IELTS Speaking
IELTS Speaking Part 2 and 3 : Incorrect Information

IELTS Speaking Part 2 and 3 : Incorrect Information

IELTS Speaking Part 2 – Incorrect Information

Describe an occasion when you got incorrect information

You should say:

  • When you get it
  • How you got it
  • How you found it was incorrect
  • And how you felt about it

A few weeks ago, I had an interview with a school in Canada. They scheduled it for 2 PM on a Friday. I received the invite and confirmed my availability.

On the day of the interview, I logged into the virtual meeting platform about 10 minutes before the scheduled time. However, as time passed, no one showed up for the interview. It was a bit confusing and frustrating.

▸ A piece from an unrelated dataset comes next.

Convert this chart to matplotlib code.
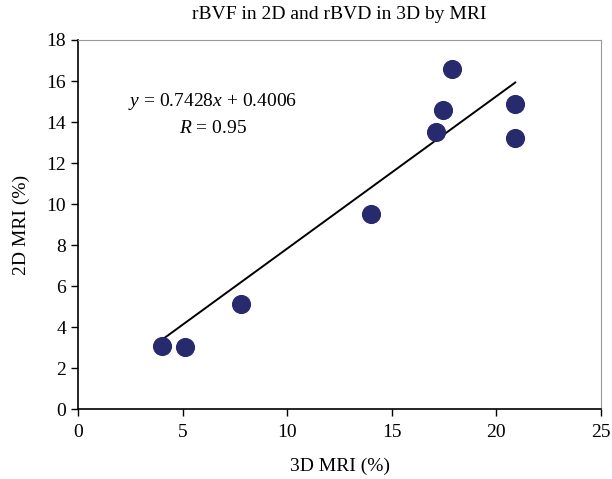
import numpy as np
import matplotlib.pyplot as plt

# values
mri_3d = [4.0, 5.1, 7.8, 14.0, 17.1, 17.45, 17.9, 20.9, 20.9]
mri_2d = [3.1, 3.05, 5.1, 9.5, 13.5, 14.6, 16.6, 14.9, 13.2]
slope = 0.7428
intercept = 0.4006

plt.rcParams['font.family'] = ['Liberation Serif', 'DejaVu Serif']
plt.rcParams['mathtext.fontset'] = 'custom'
plt.rcParams['mathtext.rm'] = 'Liberation Serif'
plt.rcParams['mathtext.it'] = 'Liberation Serif:italic'

fig = plt.figure(figsize=(6.12, 4.79), dpi=100)
ax = fig.add_axes([0.1275, 0.146, 0.8545, 0.7705])

ax.scatter(mri_3d, mri_2d, s=190, color='#282a6e', zorder=3, linewidths=0)
xfit = np.array([min(mri_3d), max(mri_3d)])
ax.plot(xfit, slope * xfit + intercept, color='black', lw=1.4, zorder=2)

ax.set_xlim(0, 25)
ax.set_ylim(0, 18)
ax.set_xticks(range(0, 26, 5))
ax.set_yticks(range(0, 19, 2))
ax.tick_params(direction='out', length=5, width=1, labelsize=14, color='black')
ax.tick_params(axis='x', pad=6)
ax.spines['left'].set_linewidth(1.2)
ax.spines['bottom'].set_linewidth(1.2)
for s in ['top', 'right']:
    ax.spines[s].set_color('#999999')
    ax.spines[s].set_linewidth(0.8)

ax.set_xlabel('3D MRI (%)', fontsize=14, labelpad=12)
ax.set_ylabel('2D MRI (%)', fontsize=14, labelpad=12)
ax.set_title('rBVF in 2D and rBVD in 3D by MRI', fontsize=14, pad=15)

ax.text(6.45, 15.0, r'$y$ = 0.7428$x$ + 0.4006', fontsize=14, ha='center', va='center')
ax.text(6.45, 13.7, r'$R$ = 0.95', fontsize=14, ha='center', va='center')

plt.savefig('out.png', dpi=100)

I decided to have my mom call the school to inquire about the situation. After a few minutes, they explained that there had been a misunderstanding. They assumed that I was already in Canada and didn’t inquire about the time zone difference. In reality, the interview was set for 2 PM in Toronto, which translated to 2 AM on Saturday in my local time zone.

Realizing the mistake, I had to log back in around 1:50 AM to finally have the interview. Fortunately, the incorrect information wasn’t too critical in this case, and I was the only one affected by it. I felt relieved that the error didn’t have more serious consequences.

IELTS Speaking Part 3 – Incorrect Information

Why do some people not trust information on the Internet?

Some people are skeptical of information on the Internet because of the prevalence of fake websites that mimic legitimate ones, the spread of fake news, and the risk of falling victim to online fraud.

What jobs provide information to others?

Jobs that provide information to others include financial advisers, who offer guidance on investments and financial planning; stock market analysts, who provide insights on market trends and stock performance; and meteorologists, who offer weather forecasts and updates.

What’s the difference between email and phone in terms of providing information?

Email and phone have different characteristics when it comes to providing information. Email provides a digital paper trail, making it easy to reference and store information. Phone communication, on the other hand, is quick but less secure, as conversations can potentially be overheard.

Which do you think is the better way to provide information, by phone or by email?

Email is often considered a better way to provide information for several reasons. It allows for the storage of information, which can be easily organized and accessed. Additionally, emails can be saved in the cloud, reducing the risk of data loss compared to phone calls, which are more transient and can be compromised.

How do people determine the accuracy of information?

People determine the accuracy of information by double-checking facts and sources, assessing the credibility of the provider, and comparing the information with other reliable sources. Critical thinking and fact-checking are key in verifying the accuracy of information.

How do people make sure they’re getting the right information?

To ensure they are getting the right information, people often cross-reference the data with multiple sources, recheck the information from the beginning, and consider the reputation and expertise of the sources they rely on. This diligent approach helps minimize the chances of relying on incorrect or misleading information.